The initial public offering (IPO) of CSB Bank, formerly Catholic Syrian Bank, opened for subscription on Friday. The Kerala-based bank hopes to raise ₹410 crore from the listing. The offer, which will be open until November 26, includes a fresh issue of shares to mop up close to ₹24 crore, and an offer for sale of 19.7 million shares to raise Rs 385 crore. The price band has been fixed at ₹193- ₹195.

The well-capitalised CSB Bank is listing its shares mainly to comply with regulatory norms. The Reserve Bank of India (RBI) requires the promoter group to reduce its stake to 40% in five years, to 30% in 10 years, and to 15% in 15 years. Fairfax India, strategic investor and promoter, owns 50.1% stake in the private lender and will not tender shares in the IPO. However, Fairfax would be required to dilute its stake to 15% over 15 years to meet the RBI regulations.

CSB Bank, one of India’s oldest private banks, has four core business areas: SME banking, retail banking, wholesale banking, and treasury operations. Analysts say the bank has a strong channel network, and is a trusted brand in South India. Thanks to Fairfax’s investment, the lender has a strong capital base and its capital to risky asset ratio (CRAR) in September 2019 stood at 22.77%, one of the best in the banking industry.

Deval Shah of Kotak Securities notes that the bank has a well established SME business, and its retail loans are driven by a strong gold loans portfolio. Shah adds that a professional management, coupled with an independent board, will allow CSB Bank to streamline risk management controls for its credit exposures for long-term sustainable business development.

One key aspect of CSB Bank’s strategy will be its ability to convince investors of its transformation as a new-age private bank. Analysts point out that the lender has set up a specialised SME team to ramp up its assets business and focus on SME, agriculture, and retail loan growth. Also, recovery of bad loans to improve asset quality is also a key focus area for the lender.

“The bank has done reasonably well in the first phase of transformation over the past two-three years,” says Anand Dama of Emkay Global. “However, we believe that the second phase of the transformational journey to take the bank to a new growth phase will be challenging, particularly given the current stressed scenario and rising competitive intensity,” he adds.

Dama notes at the upper end of the price band of ₹195 a share, the IPO is priced at 2.4x compared to some of its close peers like South Indian Bank and Federal Bank, which are currently trading between 0.6x and 1.4x. Also, while better margins helped CSB Bank return to profitability in the first six months of the current financial year, its return ratios have been sub-par, according to analysts.
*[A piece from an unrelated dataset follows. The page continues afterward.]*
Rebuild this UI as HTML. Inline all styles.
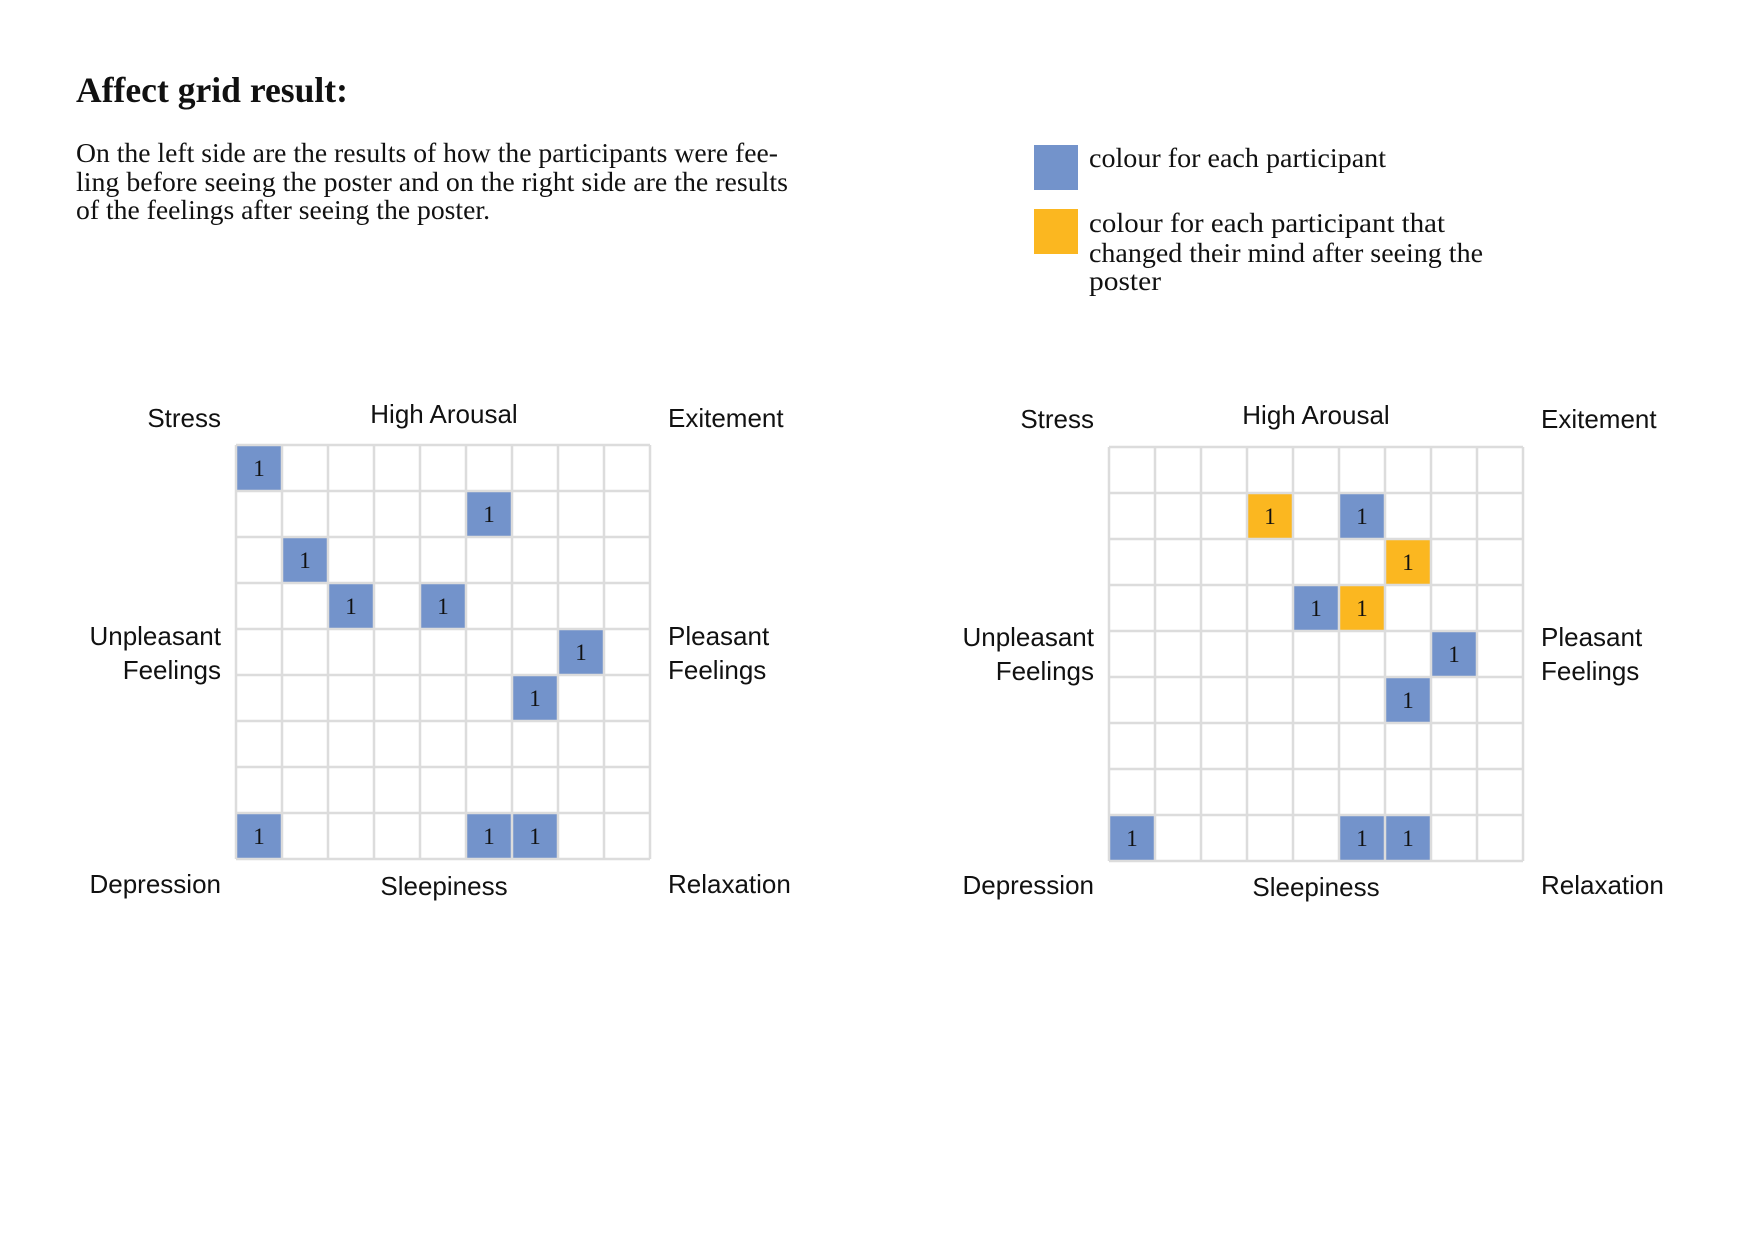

Sneha Poddar, research analyst at Motilal Oswal, highlights regional concentration in southern India—at 67% of deposits and 32% of advances—as a concern, as adverse economic and political changes can impact the business. Poddar also says the bank’s high exposure to gold loans is a key risk factor. “As of September 2019, gold loans contributed 33% to CSB’s total loans. Hence, any sharp volatility in gold prices can impact the financials or cash flows of the company,” she says.

Several analysts recommend investors to wait for price discovery before taking an investment decision. “At the upper end of the price band, CSB Bank demands adjusted PB [price-to-book] multiple of 2.4x of Q2, FY20 adjusted book value, which we believe is expensive, considering the investment concerns. Similar banks are trading at a lower valuation than CSB, and have better return ratio,” says Angel Broking in a note to investors.

However, some analysts are betting on the new promoter and strong management. “CSB’s performance has not been encouraging in the past with a rise in NPA (non-performing assets) level. However, new promoter and strong management bring capital and execution strength to the table, which bodes well for future growth as well as earnings. Therefore, we assign a ’subscribe’ recommendation to the stock. Further, at a price band of ₹193-195, the stock is available at a price-to-book value of about 2.2 times at the upper band on H1, FY20 basis,” notes an ICICI Securities report.

“In recent years, its growth was constrained by low capital adequacy and higher operating costs, which adversely impacted its financial performance. However, in the last three fiscals—from fiscal 2017 to fiscal 2019—CSB Bank has improved its growth by focussing on better yield loan products with low risk. Therefore, the surplus funds parked in investments were redeployed to advances with particular focus on gold loans and corporate advances to entities with high credit ratings which have low-risk weights to minimise capital consumption,” HDFC Securities said.